→ **Exercise brief**: Repeat the material verbatim and drop the pictures.

◆ ◆ ◆ ◆ ◆ ◆ ◆

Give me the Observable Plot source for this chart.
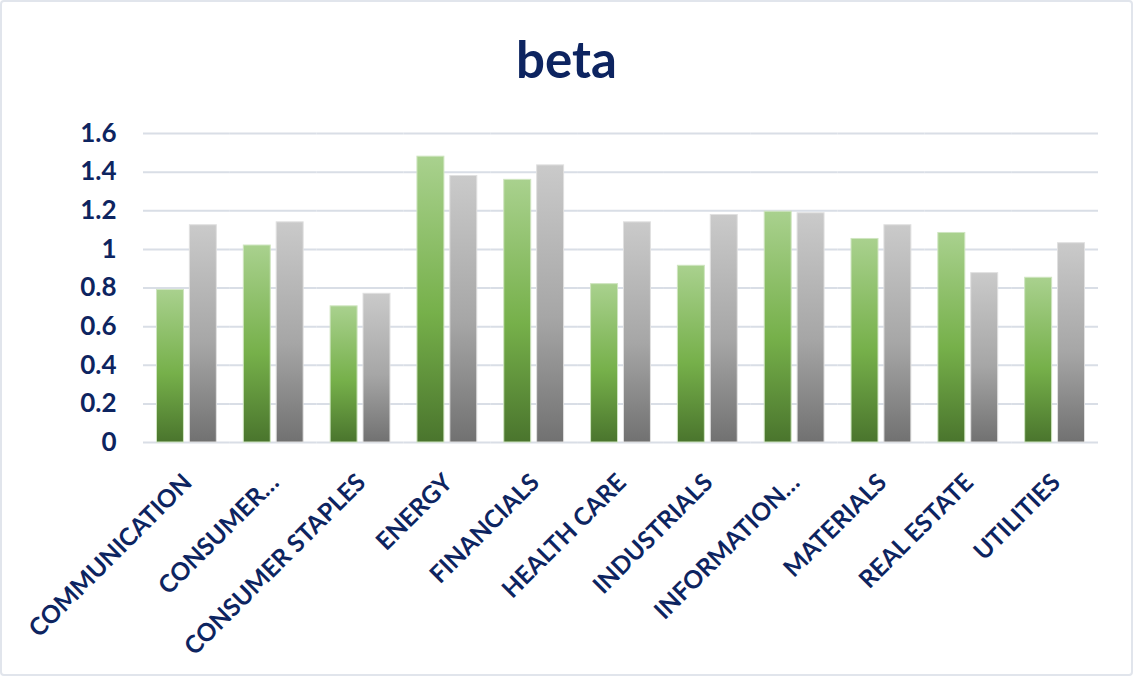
<!DOCTYPE html>
<html><head><meta charset="utf-8">
<script src="https://cdn.jsdelivr.net/npm/d3@7"></script>
<script src="https://cdn.jsdelivr.net/npm/@observablehq/plot@0.6"></script>
<style>
body{margin:0;background:#fff;font-family:Lato,sans-serif;}
#frame{position:absolute;left:0;top:0;width:1133px;height:676px;box-sizing:border-box;border:2px solid #e1e5ec;border-radius:4px;pointer-events:none;}
#title{position:absolute;left:0;top:34px;width:1133px;text-align:center;font:700 51px/50px Lato,sans-serif;color:#0d2460;}
#chart{position:absolute;left:0;top:100px;}
</style></head><body>
<div id="title">beta</div>
<div id="chart"></div>
<div id="frame"></div>
<script>
const sectors = ["COMMUNICATION", "CONSUMER…", "CONSUMER STAPLES", "ENERGY", "FINANCIALS", "HEALTH CARE", "INDUSTRIALS", "INFORMATION…", "MATERIALS", "REAL ESTATE", "UTILITIES"];
const seriesNames = ["Series 1", "Series 2"];
const series1 = [0.79, 1.02, 0.705, 1.48, 1.36, 0.82, 0.915, 1.195, 1.054, 1.085, 0.853];
const series2 = [1.125, 1.14, 0.77, 1.38, 1.435, 1.14, 1.178, 1.187, 1.125, 0.877, 1.032];
const yTicks = [0, 0.2, 0.4, 0.6, 0.8, 1, 1.2, 1.4, 1.6];

const rows1 = sectors.map((s, i) => ({sector: s, series: seriesNames[0], beta: series1[i]}));
const rows2 = sectors.map((s, i) => ({sector: s, series: seriesNames[1], beta: series2[i]}));
const navy = "#0d2460";

const plot = Plot.plot({
  width: 1133, height: 576,
  marginTop: 33, marginBottom: 234, marginLeft: 143, marginRight: 35,
  style: {fontFamily: "Lato, sans-serif", color: navy, background: "transparent"},
  fx: {domain: sectors, paddingInner: 0, paddingOuter: 0, round: false, label: null},
  x: {domain: seriesNames, paddingInner: 0.18, paddingOuter: 0.41, round: false, axis: null},
  y: {domain: [0, 1.6], axis: null},
  marks: [
    Plot.ruleY(yTicks, {stroke: "#d9dee6", strokeWidth: 2}),
    Plot.barY(rows1, {fx: "sector", x: "series", y: "beta", fill: "url(#gradGreen)", stroke: "#cfe5c0", strokeWidth: 1}),
    Plot.barY(rows2, {fx: "sector", x: "series", y: "beta", fill: "url(#gradGray)", stroke: "#e0e0e0", strokeWidth: 1}),
    Plot.axisY(yTicks, {tickSize: 0, tickPadding: 27, fontSize: 26, fontWeight: 700, tickFormat: d3.format("~g"), label: null}),
    Plot.axisFx({anchor: "bottom", tickRotate: -45, tickSize: 0, tickPadding: 36, dx: 1, fontSize: 24.5, fontWeight: 700, label: null})
  ]
});

const svg = d3.select(plot.tagName.toLowerCase() === "svg" ? plot : plot.querySelector("svg"));
const defs = svg.insert("defs", ":first-child");
const g1 = defs.append("linearGradient").attr("id", "gradGreen").attr("x1", 0).attr("y1", 0).attr("x2", 0).attr("y2", 1);
g1.append("stop").attr("offset", "0%").attr("stop-color", "#a9d18e");
g1.append("stop").attr("offset", "55%").attr("stop-color", "#76b04a");
g1.append("stop").attr("offset", "100%").attr("stop-color", "#4a752d");
const g2 = defs.append("linearGradient").attr("id", "gradGray").attr("x1", 0).attr("y1", 0).attr("x2", 0).attr("y2", 1);
g2.append("stop").attr("offset", "0%").attr("stop-color", "#cacaca");
g2.append("stop").attr("offset", "55%").attr("stop-color", "#a6a6a6");
g2.append("stop").attr("offset", "100%").attr("stop-color", "#717171");

document.getElementById("chart").appendChild(plot);
</script>
</body></html>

◆ ◆ ◆ ◆ ◆ ◆ ◆

→ **Correct response**:
Give me the Observable Plot source for this chart.
<!DOCTYPE html>
<html><head><meta charset="utf-8">
<script src="https://cdn.jsdelivr.net/npm/d3@7"></script>
<script src="https://cdn.jsdelivr.net/npm/@observablehq/plot@0.6"></script>
<style>
body{margin:0;background:#fff;font-family:Lato,sans-serif;}
#frame{position:absolute;left:0;top:0;width:1133px;height:676px;box-sizing:border-box;border:2px solid #e1e5ec;border-radius:4px;pointer-events:none;}
#title{position:absolute;left:0;top:34px;width:1133px;text-align:center;font:700 51px/50px Lato,sans-serif;color:#0d2460;}
#chart{position:absolute;left:0;top:100px;}
</style></head><body>
<div id="title">beta</div>
<div id="chart"></div>
<div id="frame"></div>
<script>
const sectors = ["COMMUNICATION", "CONSUMER…", "CONSUMER STAPLES", "ENERGY", "FINANCIALS", "HEALTH CARE", "INDUSTRIALS", "INFORMATION…", "MATERIALS", "REAL ESTATE", "UTILITIES"];
const seriesNames = ["Series 1", "Series 2"];
const series1 = [0.79, 1.02, 0.705, 1.48, 1.36, 0.82, 0.915, 1.195, 1.054, 1.085, 0.853];
const series2 = [1.125, 1.14, 0.77, 1.38, 1.435, 1.14, 1.178, 1.187, 1.125, 0.877, 1.032];
const yTicks = [0, 0.2, 0.4, 0.6, 0.8, 1, 1.2, 1.4, 1.6];

const rows1 = sectors.map((s, i) => ({sector: s, series: seriesNames[0], beta: series1[i]}));
const rows2 = sectors.map((s, i) => ({sector: s, series: seriesNames[1], beta: series2[i]}));
const navy = "#0d2460";

const plot = Plot.plot({
  width: 1133, height: 576,
  marginTop: 33, marginBottom: 234, marginLeft: 143, marginRight: 35,
  style: {fontFamily: "Lato, sans-serif", color: navy, background: "transparent"},
  fx: {domain: sectors, paddingInner: 0, paddingOuter: 0, round: false, label: null},
  x: {domain: seriesNames, paddingInner: 0.18, paddingOuter: 0.41, round: false, axis: null},
  y: {domain: [0, 1.6], axis: null},
  marks: [
    Plot.ruleY(yTicks, {stroke: "#d9dee6", strokeWidth: 2}),
    Plot.barY(rows1, {fx: "sector", x: "series", y: "beta", fill: "url(#gradGreen)", stroke: "#cfe5c0", strokeWidth: 1}),
    Plot.barY(rows2, {fx: "sector", x: "series", y: "beta", fill: "url(#gradGray)", stroke: "#e0e0e0", strokeWidth: 1}),
    Plot.axisY(yTicks, {tickSize: 0, tickPadding: 27, fontSize: 26, fontWeight: 700, tickFormat: d3.format("~g"), label: null}),
    Plot.axisFx({anchor: "bottom", tickRotate: -45, tickSize: 0, tickPadding: 36, dx: 1, fontSize: 24.5, fontWeight: 700, label: null})
  ]
});

const svg = d3.select(plot.tagName.toLowerCase() === "svg" ? plot : plot.querySelector("svg"));
const defs = svg.insert("defs", ":first-child");
const g1 = defs.append("linearGradient").attr("id", "gradGreen").attr("x1", 0).attr("y1", 0).attr("x2", 0).attr("y2", 1);
g1.append("stop").attr("offset", "0%").attr("stop-color", "#a9d18e");
g1.append("stop").attr("offset", "55%").attr("stop-color", "#76b04a");
g1.append("stop").attr("offset", "100%").attr("stop-color", "#4a752d");
const g2 = defs.append("linearGradient").attr("id", "gradGray").attr("x1", 0).attr("y1", 0).attr("x2", 0).attr("y2", 1);
g2.append("stop").attr("offset", "0%").attr("stop-color", "#cacaca");
g2.append("stop").attr("offset", "55%").attr("stop-color", "#a6a6a6");
g2.append("stop").attr("offset", "100%").attr("stop-color", "#717171");

document.getElementById("chart").appendChild(plot);
</script>
</body></html>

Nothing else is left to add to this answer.